IF you’re confused about the controversy around the route of the China-Pakistan Economic Corridor (CPEC), don’t bother going online to clear things up. You won’t find a thing.

For instance, since much of the controversy is about the route of the road link between the deep-water port of Gwadar and the mountain border crossing of Khunjerab, simple common sense would want you to locate a map of this route.

The government is being assailed for having changed the route, which apparently under its original plan ran from Gwadar to Quetta, then up to Zhob before veering east towards D.I. Khan. The government is being criticised for having changed this route to go straight east from Gwadar towards Khuzdar, then slightly northeast to cross the River Indus near Ratodero and connect with the road network in Sindh. The government is strenuously denying that any route changes have been made, arguing that there are two routes being pursued, and on the request of the Chinese, the second route is being built first simply because it is cheaper.

Also read: Corridor furore

A visit to the website of the Planning Commission, which is overseeing much of the project at this stage, shows a link titled Pak-China Economic Corridor under their “About us” tab. You might expect to find some useful information that could clear the air on the route controversy on this link, but all you find is a series of press releases, and photographs.

The news item at the top is headlined “Early finalisation of projects under China-Pakistan economic corridor.” The news item tells you about a “high-level delegation” that visited Beijing on Feb 2 “to hold meetings with Chinese authorities”. The authorities are then listed and a photograph at the top of the release shows the delegation, which includes the minister of state for foreign affairs and the water and power secretary. The release contains statements given by both individuals at the event they attended, but no statements from their Chinese counterparts. Assurances are floated of “high-level interest” in the CPEC in Pakistan and that the government of Pakistan is “taking all the required measures” to see early implementation of the projects.

Other news items appear below but nowhere on the entire site do you find a listing of all the projects under the CPEC, no map of the routes, no tender documents for work currently under way or in the pipeline. In short, all you’ll find on the Planning Commission website is press releases about meetings and photographs of smiling officials shaking hands.

You could try the website of the National Highway Authority next, whose chairman has been appearing before committees in the legislature to explain the route. You would search this site in vain too trying to find out anything about the CPEC.

There’s a tab titled “Projects”, and two links under it, one titled “progress report” and the other titled “project details”. The first link opens up a page with two additional links, which if you click on them bring you back to the first page. The second link, titled “project details”, opens up a list of 100 projects of various types — roads, bridges, interchanges — many of them begun in the early 1990s and concluded more than a decade ago. Nothing on the CPEC.

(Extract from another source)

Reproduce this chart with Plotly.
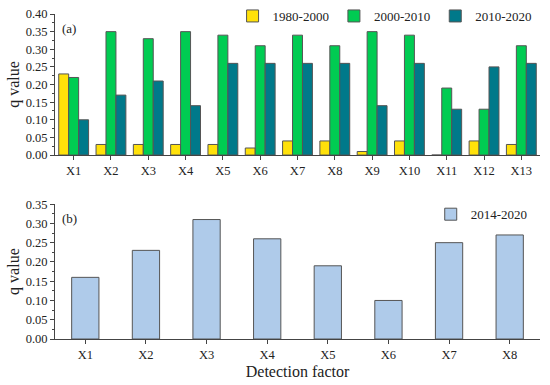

Another link shows you the tenders floated by the NHA, which consists of images of press ads for tenders and requests for proposals, but nothing identified as being part of the CPEC. There is a tender for work on the N70 highway that runs from Qila Saifullah in Balochistan to Multan. One wonders if this is in connection with the “original route” of the CPEC road network, but there is nothing to indicate.

Next you might turn to the twitter feed of the minister for planning, who tweets under the handle @betterpakistan. You’ll find plenty of detail about all the people the minister has been meeting recently, and even a few tweets about the CPEC on Feb 6 and 10.

In one, he exhorts “vested interests should not come in the way” of the corridor project. In another, we are told that “Gwadar will be linked thru several routes incl Quetta and Ratto Dhero”. Nowhere do we find a map of the routes, any information to substantiate the government’s claim that there is no route change, and that work is being carried out on both routes.

Given the scale of the controversy, you would think the government would have made more of effort to release information that substantiates their claim that the whole controversy is about nothing, that no route changes have been effected, that the two stipulated routes are both being worked.

Given the plethora of platforms through which they could release this information, it is puzzling that it hasn’t been done so thus far. In fact, in a press conference held by the minister for planning specifically to clarify the controversy, no maps were shown nor distributed, and no supporting documentation to establish that work on what they’re calling “the original route” were produced.

So don’t bother to search online if you want to know more about the CPEC. Just sit back and wait to see what happens, because an assurance from the government is all you have to work with.